- **GIVEN INFORMATION**
** start **

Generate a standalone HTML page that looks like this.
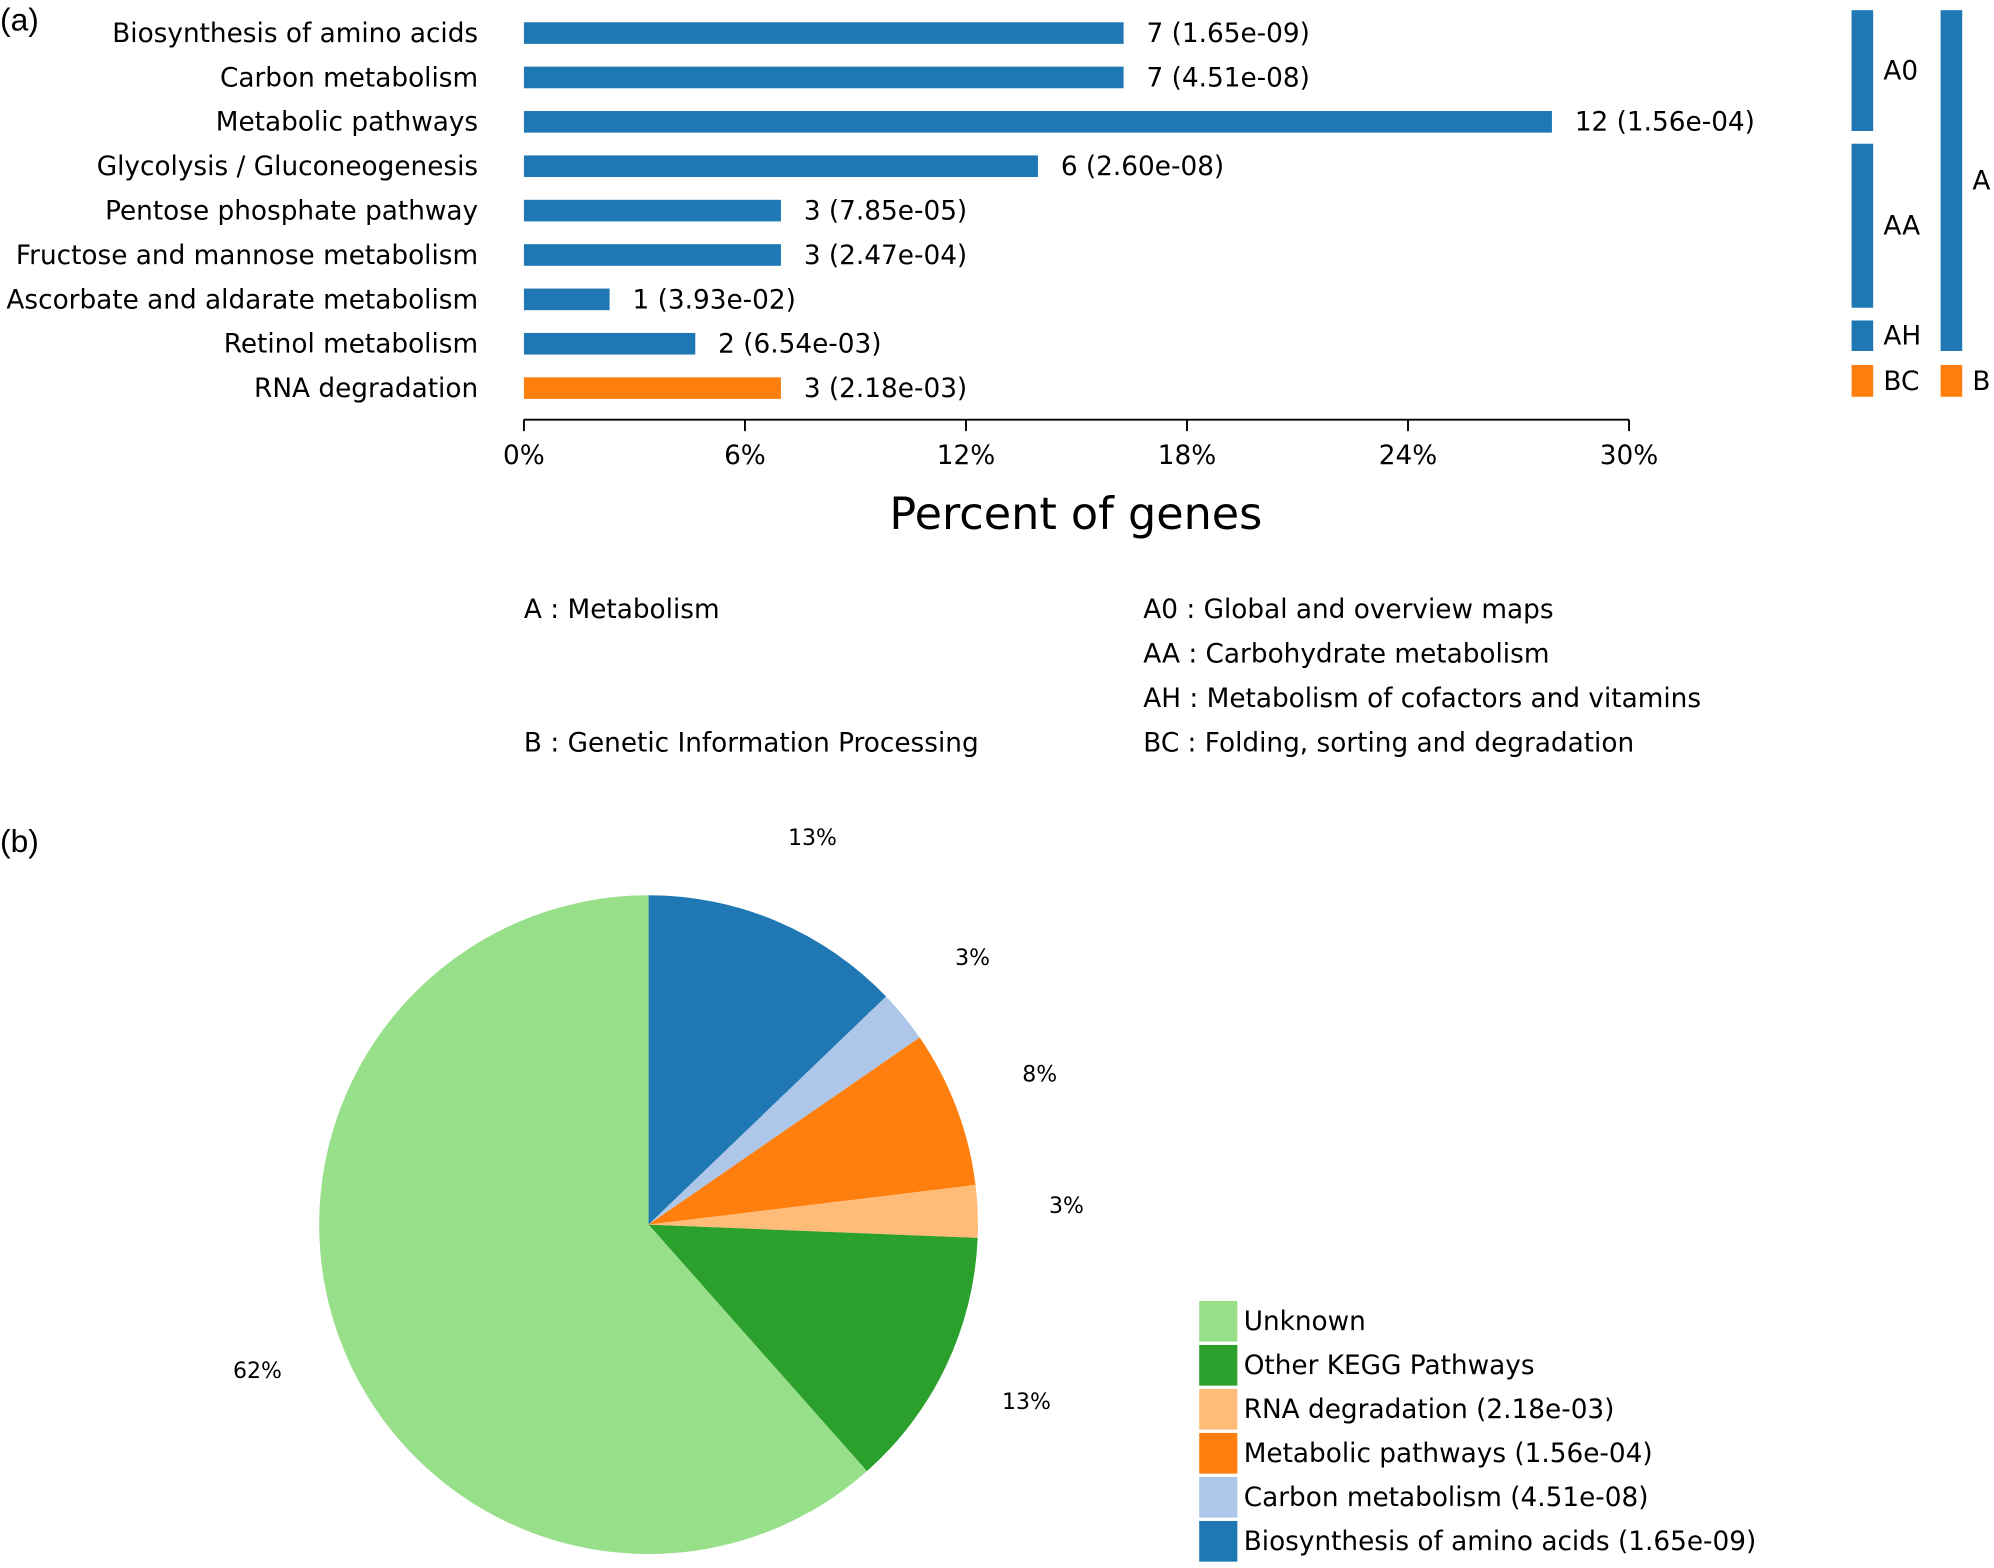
<!DOCTYPE html>
<html><head><meta charset="utf-8">
<style>
html,body{margin:0;padding:0;background:#fff;}
svg{display:block;font-family:"DejaVu Sans","Liberation Sans",sans-serif;}
</style></head>
<body>
<svg id="fig" width="1994" height="1568" viewBox="0 0 1568 1233" xmlns="http://www.w3.org/2000/svg">
<text x="0" y="24" font-family="Liberation Sans, sans-serif" font-size="25">(a)</text>
<text x="0" y="670" font-family="Liberation Sans, sans-serif" font-size="25">(b)</text>
<g id="bars"></g>
<g id="brackets"></g>
<g font-size="20.7">
<text x="412" y="486">A : Metabolism</text>
<text x="412" y="591">B : Genetic Information Processing</text>
<text x="899" y="486">A0 : Global and overview maps</text>
<text x="899" y="521">AA : Carbohydrate metabolism</text>
<text x="899" y="556">AH : Metabolism of cofactors and vitamins</text>
<text x="899" y="591">BC : Folding, sorting and degradation</text>
</g>
<g id="pie"></g>
<g id="pieLegend"></g>
</svg>
<script>
const categories=["Biosynthesis of amino acids","Carbon metabolism","Metabolic pathways","Glycolysis / Gluconeogenesis","Pentose phosphate pathway","Fructose and mannose metabolism","Ascorbate and aldarate metabolism","Retinol metabolism","RNA degradation"];
const geneCounts=[7,7,12,6,3,3,1,2,3];
const pValues=["1.65e-09","4.51e-08","1.56e-04","2.60e-08","7.85e-05","2.47e-04","3.93e-02","6.54e-03","2.18e-03"];
const barGroup=["A","A","A","A","A","A","A","A","B"];
const totalGenes=43;
const xTicks=[0,6,12,18,24,30];
const tickLabels=["0%","6%","12%","18%","24%","30%"];

const pieLabels=["Biosynthesis of amino acids (1.65e-09)","Carbon metabolism (4.51e-08)","Metabolic pathways (1.56e-04)","RNA degradation (2.18e-03)","Other KEGG Pathways","Unknown"];
const pieCounts=[5,1,3,1,5,24];
const piePctLabels=["13%","3%","8%","3%","13%","62%"];

const NS="http://www.w3.org/2000/svg";
function mk(tag,attrs,parent){const e=document.createElementNS(NS,tag);for(const k in attrs)e.setAttribute(k,attrs[k]);parent.appendChild(e);return e;}
const blue="#1f77b4",orange="#ff7f0e";
const FS=20.7;

const X0=412,X1=1281,XMAX=30;
const xs=v=>X0+(v/XMAX)*(X1-X0);
const rowY=i=>26+i*34.9;
const bars=document.getElementById('bars');
categories.forEach((c,i)=>{
  const pct=geneCounts[i]/totalGenes*100;
  const y=rowY(i);
  const r=mk('rect',{x:X0,y:y-8.5,width:xs(pct)-X0,height:17,fill:barGroup[i]==="B"?orange:blue},bars);
  
  
  const t=mk('text',{x:376,y:y+7,'text-anchor':'end','font-size':FS},bars);
  t.textContent=c;
  
  
  const v=mk('text',{x:xs(pct)+18,y:y+7,'font-size':FS},bars);
  v.textContent=geneCounts[i]+" ("+pValues[i]+")";
  
  
});
const ax=mk('line',{x1:X0,x2:X1,y1:330,y2:330,stroke:'#000','stroke-width':1.5},bars);


xTicks.forEach((t,i)=>{
  const l=mk('line',{x1:xs(t),x2:xs(t),y1:330,y2:339,stroke:'#000','stroke-width':1.5},bars);
  
  
  const tt=mk('text',{x:xs(t),y:365,'text-anchor':'middle','font-size':FS},bars);
  tt.textContent=tickLabels[i];
  
  
});
const xt=mk('text',{x:846,y:416,'text-anchor':'middle','font-size':35},bars);
xt.textContent="Percent of genes";



const br=document.getElementById('brackets');
const bk=[["A0",1456,8,103,blue],["AA",1456,113,242,blue],["AH",1456,252,276,blue],["BC",1456,287,312,orange],["A",1526,8,276,blue],["B",1526,287,312,orange]];
bk.forEach(b=>{
  const r=mk('rect',{x:b[1],y:b[2],width:17,height:b[3]-b[2],fill:b[4]},br);
  
  
  const t=mk('text',{x:b[1]+25,y:(b[2]+b[3])/2+7,'font-size':FS},br);
  t.textContent=b[0];
  
  
});

const pieColors=["#1f77b4","#aec7e8","#ff7f0e","#ffbb78","#2ca02c","#98df8a"];
const CX=510,CY=963,R=259;
const pg=document.getElementById('pie');
const tot=pieCounts.reduce((a,b)=>a+b,0);
let cum=0;
const pt=(a,r)=>[CX+r*Math.sin(a),CY-r*Math.cos(a)];
pieCounts.forEach((v,i)=>{
  const a0=cum/tot*2*Math.PI;cum+=v;const a1=cum/tot*2*Math.PI;
  const p0=pt(a0,R),p1=pt(a1,R);
  const large=(a1-a0)>Math.PI?1:0;
  const p=mk('path',{d:`M${CX},${CY} L${p0[0]},${p0[1]} A${R},${R} 0 ${large} 1 ${p1[0]},${p1[1]} Z`,fill:pieColors[i]},pg);
  
  
  const m=(a0+a1)/2;const lp=pt(m,R*1.27);
  const t=mk('text',{x:lp[0],y:lp[1]+4,'text-anchor':'middle','font-size':17.3},pg);
  t.textContent=piePctLabels[i];
  
  
});

const lg=document.getElementById('pieLegend');
for(let k=0;k<pieLabels.length;k++){
  const i=pieLabels.length-1-k;
  const y=1023+k*34.6;
  const r=mk('rect',{x:943,y:y,width:30,height:32,fill:pieColors[i]},lg);
  
  
  const t=mk('text',{x:978,y:y+23,'font-size':FS},lg);
  t.textContent=pieLabels[i];
  
  
}
</script>
</body></html>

** end **

- **TASK REQUIREMENTS**
Keep the pictures out of the copy and return the rest of the data above exactly.

- **RESPONSE**
Generate a standalone HTML page that looks like this.
<!DOCTYPE html>
<html><head><meta charset="utf-8">
<style>
html,body{margin:0;padding:0;background:#fff;}
svg{display:block;font-family:"DejaVu Sans","Liberation Sans",sans-serif;}
</style></head>
<body>
<svg id="fig" width="1994" height="1568" viewBox="0 0 1568 1233" xmlns="http://www.w3.org/2000/svg">
<text x="0" y="24" font-family="Liberation Sans, sans-serif" font-size="25">(a)</text>
<text x="0" y="670" font-family="Liberation Sans, sans-serif" font-size="25">(b)</text>
<g id="bars"></g>
<g id="brackets"></g>
<g font-size="20.7">
<text x="412" y="486">A : Metabolism</text>
<text x="412" y="591">B : Genetic Information Processing</text>
<text x="899" y="486">A0 : Global and overview maps</text>
<text x="899" y="521">AA : Carbohydrate metabolism</text>
<text x="899" y="556">AH : Metabolism of cofactors and vitamins</text>
<text x="899" y="591">BC : Folding, sorting and degradation</text>
</g>
<g id="pie"></g>
<g id="pieLegend"></g>
</svg>
<script>
const categories=["Biosynthesis of amino acids","Carbon metabolism","Metabolic pathways","Glycolysis / Gluconeogenesis","Pentose phosphate pathway","Fructose and mannose metabolism","Ascorbate and aldarate metabolism","Retinol metabolism","RNA degradation"];
const geneCounts=[7,7,12,6,3,3,1,2,3];
const pValues=["1.65e-09","4.51e-08","1.56e-04","2.60e-08","7.85e-05","2.47e-04","3.93e-02","6.54e-03","2.18e-03"];
const barGroup=["A","A","A","A","A","A","A","A","B"];
const totalGenes=43;
const xTicks=[0,6,12,18,24,30];
const tickLabels=["0%","6%","12%","18%","24%","30%"];

const pieLabels=["Biosynthesis of amino acids (1.65e-09)","Carbon metabolism (4.51e-08)","Metabolic pathways (1.56e-04)","RNA degradation (2.18e-03)","Other KEGG Pathways","Unknown"];
const pieCounts=[5,1,3,1,5,24];
const piePctLabels=["13%","3%","8%","3%","13%","62%"];

const NS="http://www.w3.org/2000/svg";
function mk(tag,attrs,parent){const e=document.createElementNS(NS,tag);for(const k in attrs)e.setAttribute(k,attrs[k]);parent.appendChild(e);return e;}
const blue="#1f77b4",orange="#ff7f0e";
const FS=20.7;

const X0=412,X1=1281,XMAX=30;
const xs=v=>X0+(v/XMAX)*(X1-X0);
const rowY=i=>26+i*34.9;
const bars=document.getElementById('bars');
categories.forEach((c,i)=>{
  const pct=geneCounts[i]/totalGenes*100;
  const y=rowY(i);
  const r=mk('rect',{x:X0,y:y-8.5,width:xs(pct)-X0,height:17,fill:barGroup[i]==="B"?orange:blue},bars);
  
  
  const t=mk('text',{x:376,y:y+7,'text-anchor':'end','font-size':FS},bars);
  t.textContent=c;
  
  
  const v=mk('text',{x:xs(pct)+18,y:y+7,'font-size':FS},bars);
  v.textContent=geneCounts[i]+" ("+pValues[i]+")";
  
  
});
const ax=mk('line',{x1:X0,x2:X1,y1:330,y2:330,stroke:'#000','stroke-width':1.5},bars);


xTicks.forEach((t,i)=>{
  const l=mk('line',{x1:xs(t),x2:xs(t),y1:330,y2:339,stroke:'#000','stroke-width':1.5},bars);
  
  
  const tt=mk('text',{x:xs(t),y:365,'text-anchor':'middle','font-size':FS},bars);
  tt.textContent=tickLabels[i];
  
  
});
const xt=mk('text',{x:846,y:416,'text-anchor':'middle','font-size':35},bars);
xt.textContent="Percent of genes";



const br=document.getElementById('brackets');
const bk=[["A0",1456,8,103,blue],["AA",1456,113,242,blue],["AH",1456,252,276,blue],["BC",1456,287,312,orange],["A",1526,8,276,blue],["B",1526,287,312,orange]];
bk.forEach(b=>{
  const r=mk('rect',{x:b[1],y:b[2],width:17,height:b[3]-b[2],fill:b[4]},br);
  
  
  const t=mk('text',{x:b[1]+25,y:(b[2]+b[3])/2+7,'font-size':FS},br);
  t.textContent=b[0];
  
  
});

const pieColors=["#1f77b4","#aec7e8","#ff7f0e","#ffbb78","#2ca02c","#98df8a"];
const CX=510,CY=963,R=259;
const pg=document.getElementById('pie');
const tot=pieCounts.reduce((a,b)=>a+b,0);
let cum=0;
const pt=(a,r)=>[CX+r*Math.sin(a),CY-r*Math.cos(a)];
pieCounts.forEach((v,i)=>{
  const a0=cum/tot*2*Math.PI;cum+=v;const a1=cum/tot*2*Math.PI;
  const p0=pt(a0,R),p1=pt(a1,R);
  const large=(a1-a0)>Math.PI?1:0;
  const p=mk('path',{d:`M${CX},${CY} L${p0[0]},${p0[1]} A${R},${R} 0 ${large} 1 ${p1[0]},${p1[1]} Z`,fill:pieColors[i]},pg);
  
  
  const m=(a0+a1)/2;const lp=pt(m,R*1.27);
  const t=mk('text',{x:lp[0],y:lp[1]+4,'text-anchor':'middle','font-size':17.3},pg);
  t.textContent=piePctLabels[i];
  
  
});

const lg=document.getElementById('pieLegend');
for(let k=0;k<pieLabels.length;k++){
  const i=pieLabels.length-1-k;
  const y=1023+k*34.6;
  const r=mk('rect',{x:943,y:y,width:30,height:32,fill:pieColors[i]},lg);
  
  
  const t=mk('text',{x:978,y:y+23,'font-size':FS},lg);
  t.textContent=pieLabels[i];
  
  
}
</script>
</body></html>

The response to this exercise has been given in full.